Shiny Flakes made headlines in 2015 after police raided the house of 20-year-old Maximilian S. A Leipzig Court charged Maximilian with the total weight of the drugs he had sold: 914 kilograms of methamphetamine, MDMA, amphetamine, cocaine, LSD, among many others. When police arrested Maximilian, they found another 320 kilograms of assorted substances. More importantly—at least for buyers and “alleged” buyers—Maximilian had kept a color-coded spreadsheet of finished, processing, and shipped orders.

The list revealed the name of the buyer, the drug(s) the buyer ordered, and the buyer’s address. On the day of Maximilian’s arrest, police raided the homes of 40 of the 20-year-old’s customers. Since then, police have been using the list to track down alleged buyers. Some beat the case. Others lost.

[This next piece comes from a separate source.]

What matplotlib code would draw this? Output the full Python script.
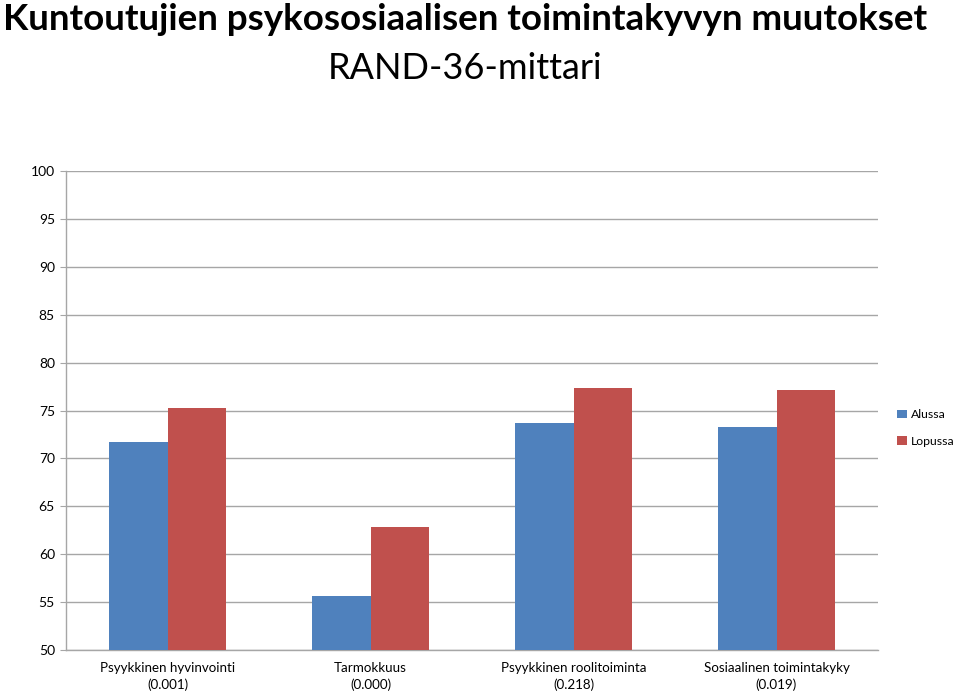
import matplotlib
matplotlib.use("Agg")
import matplotlib.pyplot as plt
import numpy as np

categories = ["Psyykkinen hyvinvointi\n(0.001)", "Tarmokkuus\n(0.000)",
              "Psyykkinen roolitoiminta\n(0.218)", "Sosiaalinen toimintakyky\n(0.019)"]
alussa = [71.7, 55.6, 73.7, 73.3]
lopussa = [75.3, 62.8, 77.3, 77.1]
series_names = ["Alussa", "Lopussa"]
colors = ["#4F81BD", "#C0504D"]

plt.rcParams['font.family'] = ['Lato', 'DejaVu Sans']

fig = plt.figure(figsize=(9.6, 6.93), dpi=100)
ax = fig.add_axes([66/960, 1-650/693, (878-66)/960, (650-171)/693])

x = np.arange(len(categories))
w = 0.286
ax.bar(x - w/2, np.array(alussa) - 50, w, bottom=50, color=colors[0], label=series_names[0], zorder=3)
ax.bar(x + w/2, np.array(lopussa) - 50, w, bottom=50, color=colors[1], label=series_names[1], zorder=3)

ax.set_xlim(-0.5, len(categories) - 0.5)
ax.set_ylim(50, 100)
ax.set_yticks(np.arange(50, 101, 5))
ax.yaxis.grid(True, color="#A6A6A6", linewidth=1.0, zorder=0)
ax.set_axisbelow(True)
for s in ["top", "right"]:
    ax.spines[s].set_visible(False)
for s in ["left", "bottom"]:
    ax.spines[s].set_color("#A6A6A6")
    ax.spines[s].set_linewidth(1.0)
ax.tick_params(axis="y", length=4, color="#A6A6A6", labelsize=10, pad=4)
ax.tick_params(axis="x", length=0, labelsize=9.6, pad=9)
ax.set_xticks(x)
ax.set_xticklabels(categories, linespacing=1.4)

fig.text(0.484, 0.995, "Kuntoutujien psykososiaalisen toimintakyvyn muutokset",
         ha="center", va="top", fontsize=26.5, fontweight="bold")
fig.text(0.484, 0.925, "RAND-36-mittari", ha="center", va="top", fontsize=26)

ax.legend(loc="center left", bbox_to_anchor=(1.024, 0.463), frameon=False,
          fontsize=8.8, handlelength=0.75, handleheight=0.75, handletextpad=0.35,
          labelspacing=1.3, borderaxespad=0, borderpad=0)

fig.savefig("out.png", dpi=100)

One example came from DeepDotWeb comment on a similar article about Shiny Flakes:

I also ordered from Maximilian aka Shiny-Flakes. At the time police questioned me about my name on his list, i didnt have any records about drugs. […] They checked my bank account and noticed that i bought Bitcoins on the days where i ordered from that fucktard. The amount of Bitcoins matched the amount of the ordered drugs. This was enough for the judge to sentence me.

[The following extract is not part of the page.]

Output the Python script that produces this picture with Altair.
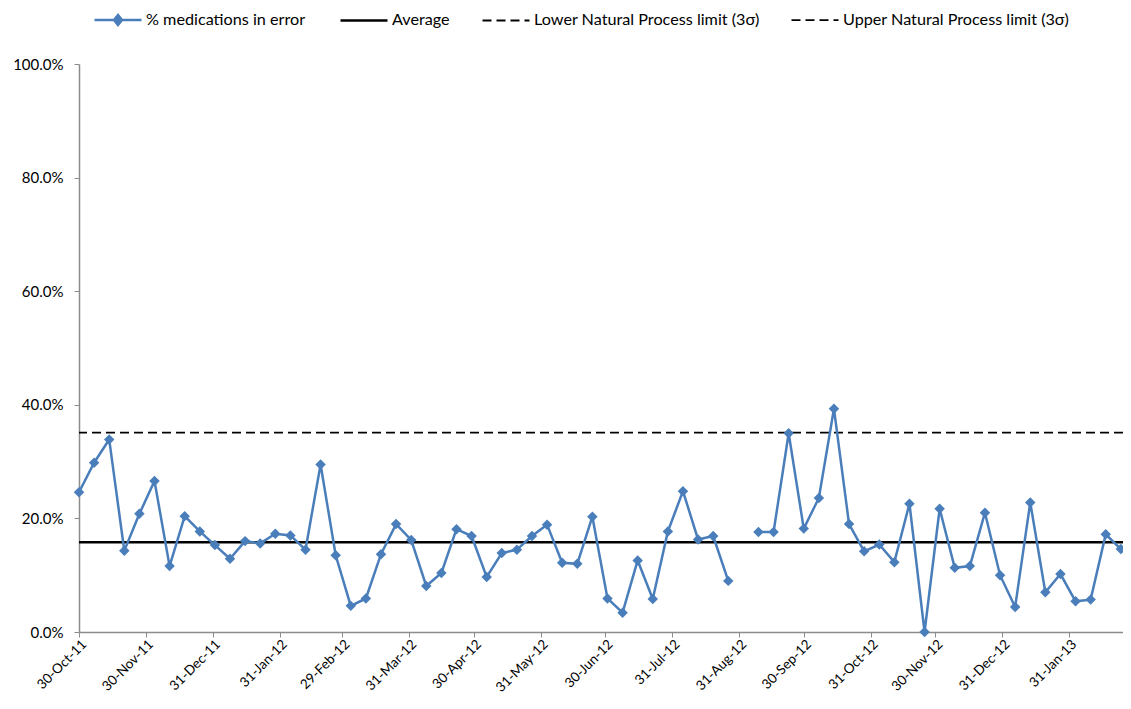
import altair as alt
import pandas as pd

# ---- data (weekly, starting 30-Oct-2011) ----
start_date = "2011-10-30"
pct_in_error = [
    24.6, 29.8, 33.9, 14.3, 20.8, 26.6, 11.6, 20.4, 17.7, 15.3,
    12.9, 16.0, 15.6, 17.3, 17.0, 14.5, 29.5, 13.5, 4.6, 5.9,
    13.7, 19.0, 16.2, 8.1, 10.4, 18.1, 16.9, 9.7, 13.9, 14.5,
    16.9, 18.9, 12.2, 12.0, 20.3, 5.9, 3.4, 12.6, 5.8, 17.7,
    24.8, 16.3, 16.9, 9.0, None, 17.6, 17.6, 35.0, 18.2, 23.6,
    39.3, 19.0, 14.2, 15.4, 12.3, 22.6, 0.0, 21.7, 11.3, 11.6,
    21.0, 10.0, 4.4, 22.8, 7.0, 10.2, 5.4, 5.7, 17.2, 14.6,
]
average = 15.8
lower_limit = -3.5
upper_limit = 35.1

series_main = "% medications in error"
series_limits = [
    "Average",
    "Lower Natural Process limit (3\u03c3)",
    "Upper Natural Process limit (3\u03c3)",
]
tick_dates = [
    (2011, 10, 30), (2011, 11, 30), (2011, 12, 31), (2012, 1, 31),
    (2012, 2, 29), (2012, 3, 31), (2012, 4, 30), (2012, 5, 31),
    (2012, 6, 30), (2012, 7, 31), (2012, 8, 31), (2012, 9, 30),
    (2012, 10, 31), (2012, 11, 30), (2012, 12, 31), (2013, 1, 31),
]
y_ticks = [0, 0.2, 0.4, 0.6, 0.8, 1.0]

# ---- build tables ----
dates = pd.date_range(start_date, periods=len(pct_in_error), freq="7D")
rows = []
seg = 0
for d, v in zip(dates, pct_in_error):
    if v is None:
        seg += 1
        continue
    rows.append({"date": d.strftime("%Y-%m-%d"), "value": v / 100.0, "seg": seg})
main = pd.DataFrame(rows)

limits = pd.DataFrame({
    "series": series_limits,
    "value": [average / 100.0, lower_limit / 100.0, upper_limit / 100.0],
})
# a single off-scale row that only feeds the legend entry of the main series
legend_row = pd.DataFrame({"series": [series_main], "date": [main["date"].iloc[0]], "value": [-1.0]})

BLUE = "#4A7EBB"
AXIS_GRAY = "#8C8C8C"
FONT = "Lato"

x_scale = alt.Scale(
    type="utc",
    domain=[alt.DateTime(year=2011, month=10, date=30, utc=True),
            alt.DateTime(year=2013, month=2, date=25, utc=True)],
)
y_scale = alt.Scale(domain=[0, 1])

x_axis = alt.Axis(
    values=[alt.DateTime(year=y, month=m, date=d, utc=True) for (y, m, d) in tick_dates],
    labelExpr="utcFormat(datum.value, '%d-%b-%y')",
    labelAngle=-45, labelAlign="right", labelBaseline="top",
    labelFont=FONT, labelFontSize=13.5, labelColor="black", labelPadding=0,
    tickSize=5, tickColor=AXIS_GRAY, domainColor=AXIS_GRAY, domainWidth=1.5,
    grid=False, title=None, labelOverlap=False, labelFlush=False,
)
y_axis = alt.Axis(
    values=y_ticks, format=".1%",
    labelFont=FONT, labelFontSize=15, labelColor="black", labelPadding=11,
    tickSize=5, tickColor=AXIS_GRAY, domainColor=AXIS_GRAY, domainWidth=1.5,
    grid=False, title=None,
)

X = alt.X("date:T", scale=x_scale, axis=x_axis)
Y = alt.Y("value:Q", scale=y_scale, axis=y_axis)

line = alt.Chart(main).mark_line(color=BLUE, strokeWidth=2.5).encode(
    x=X, y=Y, detail="seg:N"
)
points = alt.Chart(main).mark_point(
    shape="diamond", filled=True, color=BLUE, size=110, opacity=1
).encode(x="date:T", y="value:Q")

# legend symbol: a line with a stroke-filled diamond in the middle
diamond_line = ("M-1,0H1"
                "M-0.17,0L0,-0.21L0.17,0L0,0.21Z"
                "M-0.09,0L0,-0.11L0.09,0L0,0.11Z"
                "M-0.03,0H0.03")
legend_main = alt.Legend(
    orient="none", title=None, legendX=14, legendY=-69, padding=0,
    symbolSize=2209, symbolStrokeWidth=2.5,
    symbolStrokeColor=BLUE, symbolOpacity=1,
    labelFont=FONT, labelFontSize=16.2, labelColor="black",
    labelLimit=400, labelOffset=3,
)
legend_layer = alt.Chart(legend_row).mark_point(
    filled=False, color=BLUE, strokeWidth=2.5, clip=True
).encode(
    x="date:T", y="value:Q",
    shape=alt.Shape("series:N", legend=legend_main,
                    scale=alt.Scale(domain=[series_main], range=[diamond_line])),
)

legend_limits = alt.Legend(
    orient="none", direction="horizontal", columns=3, title=None,
    legendX=260, legendY=-69, padding=0,
    symbolType="M-1,0H1", symbolSize=2209, symbolStrokeWidth=2.2,
    symbolStrokeColor="black", symbolOpacity=1,
    labelFont=FONT, labelFontSize=16.2, labelColor="black",
    labelLimit=400, labelOffset=3, columnPadding=28,
)
rules = alt.Chart(limits).mark_rule(color="black", clip=True).encode(
    y="value:Q",
    strokeWidth=alt.StrokeWidth("series:N", legend=None,
                                scale=alt.Scale(domain=series_limits, range=[2.5, 1.6, 1.6])),
    strokeDash=alt.StrokeDash("series:N", legend=legend_limits,
                              scale=alt.Scale(domain=series_limits,
                                              range=[[1, 0], [9, 5], [9, 5]])),
)

chart = alt.layer(rules, line, points, legend_layer).properties(
    width=1044, height=568,
    autosize=alt.AutoSizeParams(type="none"),
    padding={"left": 71, "top": 56, "right": 0, "bottom": 64},
).configure_view(stroke=None)

chart.save("out.html", embed_options={"renderer": "svg", "actions": False})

Walter Rubach, the 31-year-old’s defense attorney, called the entire ordeal “really stupid.” He explained that the prosecution possessed no evidence that the drugs had ever arrived at his client’s house. And also that “the mailbox is easily accessible from the road. Everyone could have placed orders there and removed them.” The 31-year-old agreed, explaining that anyone could have used his address.

The court, in response to the lack of evidence, dropped everything but the possession charge. For the possession of methamphetamine, marijuana, and cocaine, the 31-year-old received a fine of 40 euros and a 90-day jail sentence.